Si Paul Rudd est comme toujours sympathique, même dans un rôle d’ordure intégrale, l’un des plus grands plaisirs offerts par cette troisième saison est évidemment la présence de Meryl Streep : loin de n’être qu’un caméo, elle nous offre avec son magnifique personnage d’actrice frustrée, en situation d’échec permanent et enfin révélée sous le regard d’Oliver Putnam, les plus beaux moments d’émotion de Only Murders in the Building.
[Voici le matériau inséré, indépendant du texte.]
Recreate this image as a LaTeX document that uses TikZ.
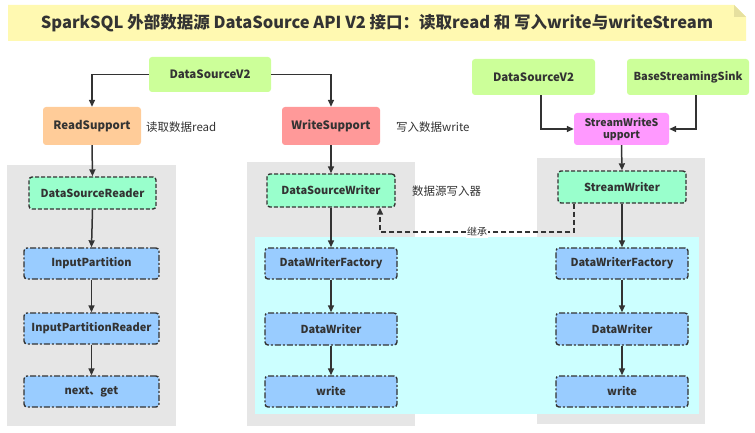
\documentclass[tikz,border=0pt]{standalone}
\usepackage{fontspec}
\setmainfont{Noto Sans CJK SC}
\usetikzlibrary{arrows.meta}
\definecolor{txt}{HTML}{333333}
\definecolor{lime}{HTML}{CCFF99}
\definecolor{orng}{HTML}{FFCC99}
\definecolor{pinkr}{HTML}{FF9999}
\definecolor{magen}{HTML}{FF99FF}
\definecolor{mint}{HTML}{99FFCC}
\definecolor{sky}{HTML}{99CCFF}
\definecolor{panel}{HTML}{E6E6E6}
\definecolor{cyanp}{HTML}{CCFFFF}
\definecolor{banner}{HTML}{FFF9B1}
\definecolor{fold}{HTML}{E6E09F}
\begin{document}
\begin{tikzpicture}[x=1pt,y=-1pt,
  every node/.style={text=txt, inner sep=0pt},
  solidbox/.style={rounded corners=3pt, font=\fontsize{11}{13}\selectfont\bfseries, align=center},
  dashbox/.style={rounded corners=3pt, draw=txt, line width=1.4pt, dash pattern=on 4pt off 2pt, fill=mint, font=\fontsize{11}{13}\selectfont\bfseries},
  dotbox/.style={rounded corners=3pt, draw=txt, line width=1.4pt, dash pattern=on 6pt off 2pt on 2pt off 2pt, fill=sky, font=\fontsize{11}{13}\selectfont\bfseries},
  arr/.style={draw=txt, line width=1.5pt, -{Triangle[length=7pt,width=6pt]}},
  inh/.style={draw=txt, line width=1.5pt, dash pattern=on 5pt off 3pt, -{Triangle[length=7pt,width=6pt]}},
  note/.style={anchor=west, font=\fontsize{11.5}{13}\selectfont}
]
\useasboundingbox (0,0) rectangle (755,433);
% title banner
\fill[banner] (8,5) -- (734,5) -- (746,17) -- (746,41) -- (8,41) -- cycle;
\fill[fold] (734,5) -- (734,17) -- (746,17) -- cycle;
\node[font=\fontsize{16.5}{19}\selectfont\bfseries] (title) at (377,23) {SparkSQL 外部数据源 DataSource API V2 接口：读取read 和 写入write与writeStream};
% panels
\fill[panel] (7,165) rectangle (176,426);
\fill[panel] (247,162) rectangle (415,426);
\fill[panel] (537,158) rectangle (705,424);
\fill[cyanp] (255,237) rectangle (699,414);
% top nodes
\node[solidbox, fill=lime, minimum width=122pt, minimum height=35pt, font=\fontsize{11.5}{13}\selectfont\bfseries] (dsv2) at (210,74.5) {DataSourceV2};
\node[solidbox, fill=orng, minimum width=98pt, minimum height=38pt, font=\fontsize{11.5}{13}\selectfont\bfseries] (rs) at (92,126) {ReadSupport};
\node[solidbox, fill=pinkr, minimum width=98pt, minimum height=38pt, font=\fontsize{11.5}{13}\selectfont\bfseries] (ws) at (331,126) {WriteSupport};
\node[solidbox, fill=lime, minimum width=123pt, minimum height=36pt, font=\fontsize{11.5}{13}\selectfont\bfseries] (dsv2b) at (533.5,77) {DataSourceV2};
\node[solidbox, fill=lime, minimum width=122pt, minimum height=36pt] (bss) at (688,77) {BaseStreamingSink};
\node[solidbox, fill=magen, minimum width=95pt, minimum height=32pt, font=\fontsize{10.5}{12.5}\selectfont\bfseries] (sws) at (621.5,129) {StreamWriteS\\upport};
\node[note] (lr) at (146,127) {读取数据read};
\node[note] (lw) at (396,127) {写入数据write};
\node[note] (lsw) at (412,191) {数据源写入器};
% read column
\node[dashbox, minimum width=127pt, minimum height=32pt] (dsr) at (92.5,193) {DataSourceReader};
\node[dotbox, minimum width=135pt, minimum height=31pt] (ip) at (91.5,263.5) {InputPartition};
\node[dotbox, minimum width=135pt, minimum height=31pt] (ipr) at (91.5,328.5) {InputPartitionReader};
\node[dotbox, minimum width=135pt, minimum height=31pt] (ng) at (91.5,391.5) {next、get};
% write column
\node[dashbox, minimum width=128pt, minimum height=33pt] (dsw) at (331,190.5) {DataSourceWriter};
\node[dotbox, minimum width=132pt, minimum height=31pt] (dwf1) at (331,263.5) {DataWriterFactory};
\node[dotbox, minimum width=132pt, minimum height=32pt] (dw1) at (331,329) {DataWriter};
\node[dotbox, minimum width=132pt, minimum height=31pt] (w1) at (331,391.5) {write};
% stream column
\node[dashbox, minimum width=128pt, minimum height=32pt] (sw) at (622,187) {StreamWriter};
\node[dotbox, minimum width=132pt, minimum height=31pt] (dwf2) at (622,263.5) {DataWriterFactory};
\node[dotbox, minimum width=132pt, minimum height=32pt] (dw2) at (622,329) {DataWriter};
\node[dotbox, minimum width=132pt, minimum height=31pt] (w2) at (622,391.5) {write};
% connectors
\draw[arr] (dsv2.west) -| (rs.north);
\draw[arr] (dsv2.east) -| (ws.north);
\draw[arr] ([xshift=7.5pt]dsv2b.south) |- (sws.west);
\draw[arr] ([xshift=8pt]bss.south) |- (sws.east);
\draw[arr] (sws.south) -- (sw.north);
\draw[arr] (rs.south) -- (dsr.north);
\draw[arr] (dsr.south) -- (ip.north);
\draw[arr] (ip.south) -- (ipr.north);
\draw[arr] (ipr.south) -- (ng.north);
\draw[arr] (ws.south) -- (dsw.north);
\draw[arr] (dsw.south) -- (dwf1.north);
\draw[arr] (dwf1.south) -- (dw1.north);
\draw[arr] (dw1.south) -- (w1.north);
\draw[arr] (sw.south) -- (dwf2.north);
\draw[arr] (dwf2.south) -- (dw2.north);
\draw[arr] (dw2.south) -- (w2.north);
\coordinate (bend) at (380,232);
\draw[inh] ([xshift=-48pt]sw.south) |- (bend) node[pos=0.75, fill=white, inner sep=1pt, font=\fontsize{10}{11}\selectfont] (inhl) {继承} -- ([xshift=49pt]dsw.south);
\end{tikzpicture}
\end{document}
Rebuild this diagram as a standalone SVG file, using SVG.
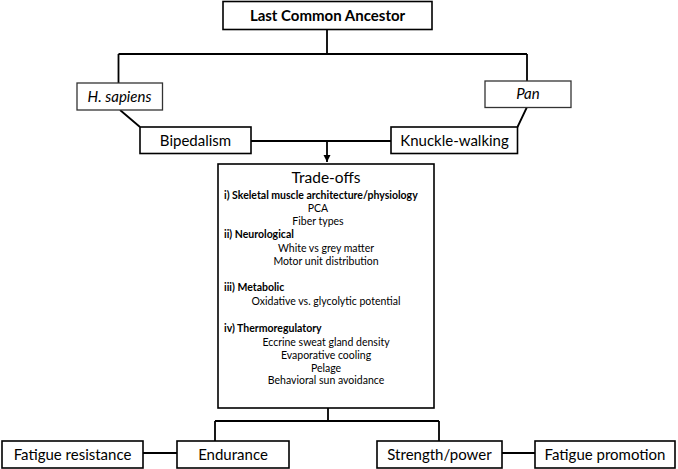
<svg xmlns="http://www.w3.org/2000/svg" width="678" height="469" viewBox="0 0 678 469">
<style>
.box{fill:#fff;stroke:#000;stroke-width:1.6}
.thin{fill:#fff;stroke:#333;stroke-width:1.3}
.ln{fill:none;stroke:#000;stroke-width:1.8}
text{font-family:Lato,"Open Sans","Liberation Sans",sans-serif;fill:#000}
.lbl{font-size:15px;text-anchor:middle}
.it{font-style:italic}
.b{font-weight:bold}
.sm{font-size:10.5px}
.c{text-anchor:middle}
</style>
<defs>
<marker id="ah" markerWidth="8" markerHeight="8" refX="7" refY="4" orient="auto" markerUnits="userSpaceOnUse">
<path d="M0,0.5 L7,4 L0,7.5 Z" fill="#000"/>
</marker>
</defs>
<g id="connectors">
<path class="ln" d="M327,30 V54 M118.5,54 H527 M118.5,54 V83 M527,54 V81"/>
<path class="ln" d="M120,110 L140,127 M527,107 L517.5,127"/>
<path class="ln" d="M251,141 H391"/>
<path class="ln" d="M327,141 V162" marker-end="url(#ah)"/>
<path class="ln" d="M328,408 V421 M215,421 H439 M215,421 V441 M439,421 V441"/>
<path class="ln" d="M143,453 H177 M502,453 H535"/>
</g>
<g id="lca">
<rect class="box" x="223" y="1.5" width="209" height="28"/>
<text class="lbl b" x="327.5" y="21" font-size="16">Last Common Ancestor</text>
</g>
<g id="hsapiens">
<rect class="thin" x="77" y="83" width="85.5" height="27"/>
<text class="lbl it" x="119.5" y="101.5">H. sapiens</text>
</g>
<g id="pan">
<rect class="thin" x="485" y="81" width="86" height="26.5"/>
<text class="lbl it" x="528" y="99">Pan</text>
</g>
<g id="bipedalism">
<rect class="box" x="140" y="127" width="111" height="26.5"/>
<text class="lbl" x="195.5" y="146">Bipedalism</text>
</g>
<g id="knuckle">
<rect class="box" x="391" y="127" width="126.5" height="26.5"/>
<text class="lbl" x="454.5" y="146">Knuckle-walking</text>
</g>
<g id="tradeoffs">
<rect class="box" x="218" y="164" width="216" height="244"/>
<text class="c" x="326" y="183" font-size="15.5">Trade-offs</text>
<text class="sm b" x="224" y="199">i) Skeletal muscle architecture/physiology</text>
<text class="sm c" x="318" y="212">PCA</text>
<text class="sm c" x="318" y="225">Fiber types</text>
<text class="sm b" x="224" y="238">ii) Neurological</text>
<text class="sm c" x="326" y="252">White vs grey matter</text>
<text class="sm c" x="326" y="265">Motor unit distribution</text>
<text class="sm b" x="224" y="291">iii) Metabolic</text>
<text class="sm c" x="326" y="305">Oxidative vs. glycolytic potential</text>
<text class="sm b" x="224" y="332">iv) Thermoregulatory</text>
<text class="sm c" x="326" y="346">Eccrine sweat gland density</text>
<text class="sm c" x="326" y="359">Evaporative cooling</text>
<text class="sm c" x="326" y="372">Pelage</text>
<text class="sm c" x="326" y="384">Behavioral sun avoidance</text>
</g>
<g id="fatigue-resistance">
<rect class="box" x="2" y="441" width="141" height="27"/>
<text class="lbl" x="72.5" y="459.5">Fatigue resistance</text>
</g>
<g id="endurance">
<rect class="box" x="177" y="441" width="112" height="27"/>
<text class="lbl" x="233" y="459.5">Endurance</text>
</g>
<g id="strength">
<rect class="box" x="377" y="441" width="125" height="27"/>
<text class="lbl" x="439.5" y="459.5">Strength/power</text>
</g>
<g id="fatigue-promotion">
<rect class="box" x="535" y="441" width="140" height="27"/>
<text class="lbl" x="605" y="459.5">Fatigue promotion</text>
</g>
</svg>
Bien sûr, Meryl Streep déploie ici ses compétences bien connues, changeant avec une facilité incroyable de registre, mais également d’apparence – sans même parler de son adoption à débit rapide d’accents différents lors d’une scène d’audition ; même si elle est probablement doublée lors de l’interprétation de l’une des chansons, elle chante également avec conviction et talent sur scène ! Mais c’est plutôt l’évidence de sa magie naturelle (surnaturelle ?) qui élève même les scènes les plus convenues vers l’excellence.
On a parfois, en milieu de saison, l’impression que la série perd un peu son chemin, insistant trop sur les expériences amoureuses de nos trois héros, mais le scénario se resserre dans la dernière partie : la résolution finale de l’énigme s’avère très réussie, avec comme arrière-plan la nouvelle « première » de la pièce de théâtre remaniée en comédie musicale burlesque. Un véritable régal !
Les dernières minutes du dixième épisode, avec une nouvelle mort violente, sont les prémisses habituelles d’une prochaine saison qui, espérons-le très fort, ne sera pas « la saison de trop » de cette excellente série, finalement des plus originales dans le paysage télévisuelle actuel.